Some of you returning from the break might notice some new pieces of furniture or electronics lining your room. You ask your roommate the obvious:
“Black Friday?”
The day after Thanksgiving in the United States has almost universally been accepted as the day for the best sales all year, being the first day for Christmas shopping and part of a long weekend, for many this comes as no surprise.
Beyond sales what purpose does this “holiday” serve?
None. Absolutely none.
It’s purely for the benefit of stores, yet we act like these sales somehow benefit us.
In what way? Because you got something you never would have bought “cheaper?” It is not a bargain to buy something you never would have bought, you are not saving money if you never would have spent that money otherwise.
Of course, some people go out and buy things that their family actually requested for Christmas, there is no problem in that. However, according to Andrea Pizzolo of The Cougar, more and more chains have begun making cheaper inferior products for specific sales on Black Friday to save cost, then switching back when the sales are over. You are not saving money, you are getting a lower quality product than you would have on any other day.
Speaking of days, we are not even referring to a single day when we say Black Friday anymore. Many stores now start their sales on Thanksgiving itself, others ending them late into the Saturday after.

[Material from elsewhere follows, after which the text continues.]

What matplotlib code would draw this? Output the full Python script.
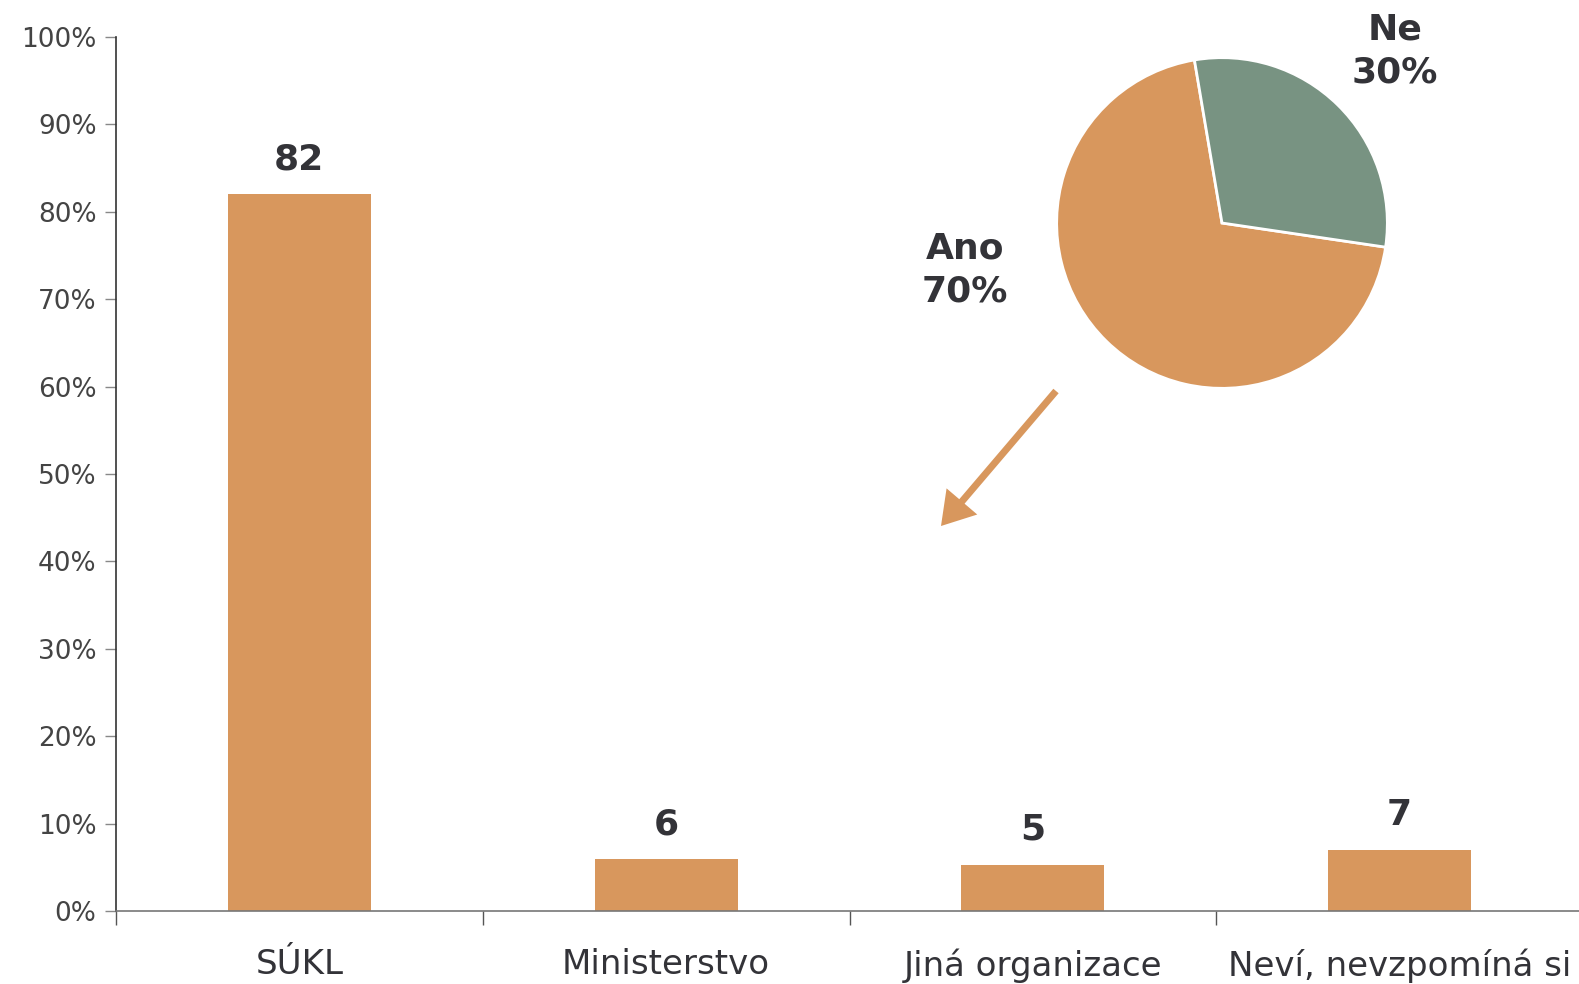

This surely doesn’t benefits the employees being forced to work on these days rather than being with their families. What benefit is there to be had by feeling the need to go out shopping instead of, once again, being with your family?
There is not a single benefit.
At the end of Black Friday all we have is a bunch of stuff that we won’t even care about very soon. It will all break or be obsolete.
We put such high value on material objects that we don’t realize that we could be happy right where we are.
You can get a new flat screen TV, but does that match up to seeing your newly born nephew for the first time?
You can buy a new furniture set, but does that stack up to eating with your great grandfather that might not see another Thanksgiving?
You can get all the new things you want, but in the end it won’t match up to the memories of the people you love.